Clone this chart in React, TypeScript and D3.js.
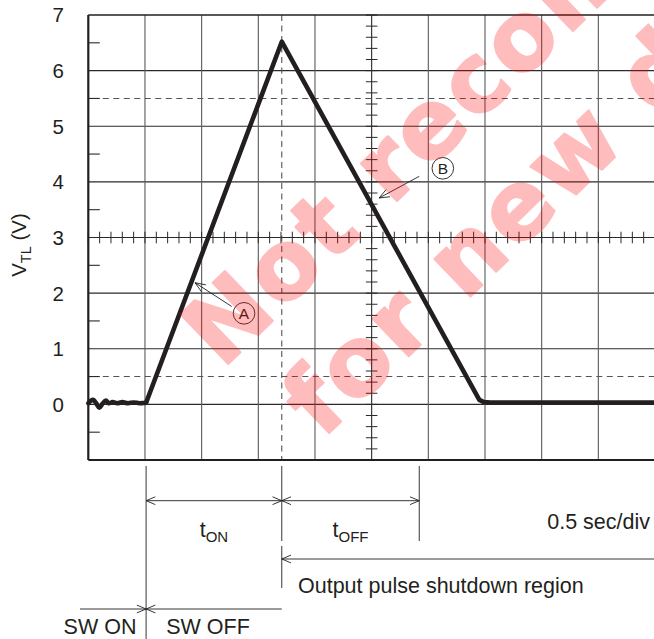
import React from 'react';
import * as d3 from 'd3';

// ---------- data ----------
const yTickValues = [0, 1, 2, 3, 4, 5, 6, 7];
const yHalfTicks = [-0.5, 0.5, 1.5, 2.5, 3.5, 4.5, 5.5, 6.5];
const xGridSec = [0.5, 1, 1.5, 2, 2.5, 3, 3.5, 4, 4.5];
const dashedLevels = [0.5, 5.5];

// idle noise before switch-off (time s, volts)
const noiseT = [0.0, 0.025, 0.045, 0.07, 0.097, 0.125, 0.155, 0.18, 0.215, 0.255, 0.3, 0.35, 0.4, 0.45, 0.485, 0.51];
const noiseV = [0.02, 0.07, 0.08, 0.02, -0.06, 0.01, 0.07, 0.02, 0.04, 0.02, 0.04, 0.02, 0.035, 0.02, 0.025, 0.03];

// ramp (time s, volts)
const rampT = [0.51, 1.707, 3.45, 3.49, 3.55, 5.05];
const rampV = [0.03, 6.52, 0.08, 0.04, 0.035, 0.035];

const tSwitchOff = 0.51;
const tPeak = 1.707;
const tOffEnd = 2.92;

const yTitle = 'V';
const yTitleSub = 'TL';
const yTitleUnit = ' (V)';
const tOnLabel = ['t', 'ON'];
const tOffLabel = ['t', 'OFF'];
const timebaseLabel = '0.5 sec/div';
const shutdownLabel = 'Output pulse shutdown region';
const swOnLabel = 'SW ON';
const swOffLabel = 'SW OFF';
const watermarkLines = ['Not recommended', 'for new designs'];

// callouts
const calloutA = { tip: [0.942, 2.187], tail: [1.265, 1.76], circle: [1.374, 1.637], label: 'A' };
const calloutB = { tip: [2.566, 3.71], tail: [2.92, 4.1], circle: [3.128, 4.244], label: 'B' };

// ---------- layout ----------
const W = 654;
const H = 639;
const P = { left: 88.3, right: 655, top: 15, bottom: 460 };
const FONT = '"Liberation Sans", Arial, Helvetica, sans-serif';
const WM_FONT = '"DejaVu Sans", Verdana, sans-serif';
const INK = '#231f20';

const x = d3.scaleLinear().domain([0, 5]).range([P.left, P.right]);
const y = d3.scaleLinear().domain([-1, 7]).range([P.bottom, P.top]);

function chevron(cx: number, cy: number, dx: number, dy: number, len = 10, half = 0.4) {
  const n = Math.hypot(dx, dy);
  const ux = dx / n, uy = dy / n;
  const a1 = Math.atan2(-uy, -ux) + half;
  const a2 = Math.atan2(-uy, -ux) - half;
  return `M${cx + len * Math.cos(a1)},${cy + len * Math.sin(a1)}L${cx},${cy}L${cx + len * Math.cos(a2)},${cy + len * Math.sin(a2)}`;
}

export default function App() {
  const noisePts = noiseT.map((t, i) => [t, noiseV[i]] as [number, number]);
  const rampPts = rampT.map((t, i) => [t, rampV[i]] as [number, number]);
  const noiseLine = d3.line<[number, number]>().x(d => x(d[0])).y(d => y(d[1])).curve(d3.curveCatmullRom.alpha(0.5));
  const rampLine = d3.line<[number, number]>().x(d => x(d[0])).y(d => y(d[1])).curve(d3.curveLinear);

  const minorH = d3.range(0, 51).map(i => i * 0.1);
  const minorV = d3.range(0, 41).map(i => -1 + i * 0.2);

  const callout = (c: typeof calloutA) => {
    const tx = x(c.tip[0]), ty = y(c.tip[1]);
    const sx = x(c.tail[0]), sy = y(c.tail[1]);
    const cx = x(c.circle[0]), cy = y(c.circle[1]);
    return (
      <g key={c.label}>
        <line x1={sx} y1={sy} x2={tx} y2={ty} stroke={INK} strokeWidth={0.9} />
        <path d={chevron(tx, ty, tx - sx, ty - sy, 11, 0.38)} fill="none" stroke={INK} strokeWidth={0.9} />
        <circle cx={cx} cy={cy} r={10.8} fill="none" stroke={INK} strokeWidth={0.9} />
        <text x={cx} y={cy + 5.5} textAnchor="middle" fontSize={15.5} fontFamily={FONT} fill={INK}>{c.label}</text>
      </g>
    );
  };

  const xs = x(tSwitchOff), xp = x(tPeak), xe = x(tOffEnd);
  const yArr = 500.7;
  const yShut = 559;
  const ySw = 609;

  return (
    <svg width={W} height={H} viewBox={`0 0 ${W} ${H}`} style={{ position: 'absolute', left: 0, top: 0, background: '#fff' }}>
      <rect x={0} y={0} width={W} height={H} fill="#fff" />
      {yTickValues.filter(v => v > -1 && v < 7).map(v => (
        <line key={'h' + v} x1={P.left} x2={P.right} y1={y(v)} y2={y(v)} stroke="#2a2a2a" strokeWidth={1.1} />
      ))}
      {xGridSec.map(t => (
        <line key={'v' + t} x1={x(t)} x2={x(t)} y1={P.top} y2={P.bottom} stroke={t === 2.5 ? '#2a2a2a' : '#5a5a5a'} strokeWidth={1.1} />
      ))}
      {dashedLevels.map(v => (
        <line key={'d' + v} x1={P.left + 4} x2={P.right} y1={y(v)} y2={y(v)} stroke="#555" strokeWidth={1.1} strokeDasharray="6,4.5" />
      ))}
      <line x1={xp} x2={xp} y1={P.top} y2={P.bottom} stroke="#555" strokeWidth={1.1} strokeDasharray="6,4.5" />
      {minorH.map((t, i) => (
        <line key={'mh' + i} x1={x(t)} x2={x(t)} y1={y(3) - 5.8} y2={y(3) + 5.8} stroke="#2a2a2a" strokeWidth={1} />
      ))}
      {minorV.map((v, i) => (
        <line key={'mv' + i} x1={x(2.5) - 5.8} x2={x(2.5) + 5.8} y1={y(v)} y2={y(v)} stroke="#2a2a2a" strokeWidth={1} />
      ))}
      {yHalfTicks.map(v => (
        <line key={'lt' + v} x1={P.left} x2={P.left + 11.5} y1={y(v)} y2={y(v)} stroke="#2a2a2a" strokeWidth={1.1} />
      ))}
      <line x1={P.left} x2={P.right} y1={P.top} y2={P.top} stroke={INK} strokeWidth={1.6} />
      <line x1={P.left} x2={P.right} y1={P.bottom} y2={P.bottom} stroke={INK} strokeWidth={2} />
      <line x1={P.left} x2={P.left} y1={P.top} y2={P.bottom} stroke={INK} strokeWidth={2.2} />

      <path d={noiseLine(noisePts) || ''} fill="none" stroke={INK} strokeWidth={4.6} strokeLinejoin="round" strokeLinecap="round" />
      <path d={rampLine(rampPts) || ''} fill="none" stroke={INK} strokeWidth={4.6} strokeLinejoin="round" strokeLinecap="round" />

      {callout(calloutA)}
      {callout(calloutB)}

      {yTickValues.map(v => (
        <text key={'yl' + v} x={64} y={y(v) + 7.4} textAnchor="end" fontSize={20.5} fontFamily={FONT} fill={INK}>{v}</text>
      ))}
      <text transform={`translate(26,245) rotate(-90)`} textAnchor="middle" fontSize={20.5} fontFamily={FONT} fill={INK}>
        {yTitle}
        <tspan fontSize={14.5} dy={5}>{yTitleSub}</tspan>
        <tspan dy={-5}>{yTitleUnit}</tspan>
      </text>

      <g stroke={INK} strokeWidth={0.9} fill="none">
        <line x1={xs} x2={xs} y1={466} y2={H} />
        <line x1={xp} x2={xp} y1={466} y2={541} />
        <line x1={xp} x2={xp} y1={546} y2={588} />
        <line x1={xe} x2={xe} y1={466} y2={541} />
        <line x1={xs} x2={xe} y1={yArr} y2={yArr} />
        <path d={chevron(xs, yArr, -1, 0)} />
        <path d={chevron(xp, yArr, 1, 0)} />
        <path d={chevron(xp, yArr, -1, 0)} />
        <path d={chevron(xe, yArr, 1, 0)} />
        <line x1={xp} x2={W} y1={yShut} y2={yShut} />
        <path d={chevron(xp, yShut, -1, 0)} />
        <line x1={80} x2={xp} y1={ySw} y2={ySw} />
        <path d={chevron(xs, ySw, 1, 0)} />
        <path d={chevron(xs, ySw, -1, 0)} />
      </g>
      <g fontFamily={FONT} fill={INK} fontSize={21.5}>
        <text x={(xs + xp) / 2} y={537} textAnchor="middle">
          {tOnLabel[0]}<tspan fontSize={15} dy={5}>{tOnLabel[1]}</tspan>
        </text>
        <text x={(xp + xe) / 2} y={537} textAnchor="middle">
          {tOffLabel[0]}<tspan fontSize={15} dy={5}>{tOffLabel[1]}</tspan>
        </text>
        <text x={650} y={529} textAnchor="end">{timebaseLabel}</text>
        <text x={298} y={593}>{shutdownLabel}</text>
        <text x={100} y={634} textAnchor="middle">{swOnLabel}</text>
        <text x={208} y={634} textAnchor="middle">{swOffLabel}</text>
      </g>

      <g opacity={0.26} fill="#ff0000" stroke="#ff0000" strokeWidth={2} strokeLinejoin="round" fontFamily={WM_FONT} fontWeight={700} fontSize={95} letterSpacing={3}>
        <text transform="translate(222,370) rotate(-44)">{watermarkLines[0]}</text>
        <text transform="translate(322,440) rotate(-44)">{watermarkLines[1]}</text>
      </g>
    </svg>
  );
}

YOUR GOAL
The lines from the top of the data above through the one holding "const dashedLevels = [0.5, 5.5];" are to be repeated exactly, and only those, with no pictures.

WRITTEN RESPONSE
Clone this chart in React, TypeScript and D3.js.
import React from 'react';
import * as d3 from 'd3';

// ---------- data ----------
const yTickValues = [0, 1, 2, 3, 4, 5, 6, 7];
const yHalfTicks = [-0.5, 0.5, 1.5, 2.5, 3.5, 4.5, 5.5, 6.5];
const xGridSec = [0.5, 1, 1.5, 2, 2.5, 3, 3.5, 4, 4.5];
const dashedLevels = [0.5, 5.5];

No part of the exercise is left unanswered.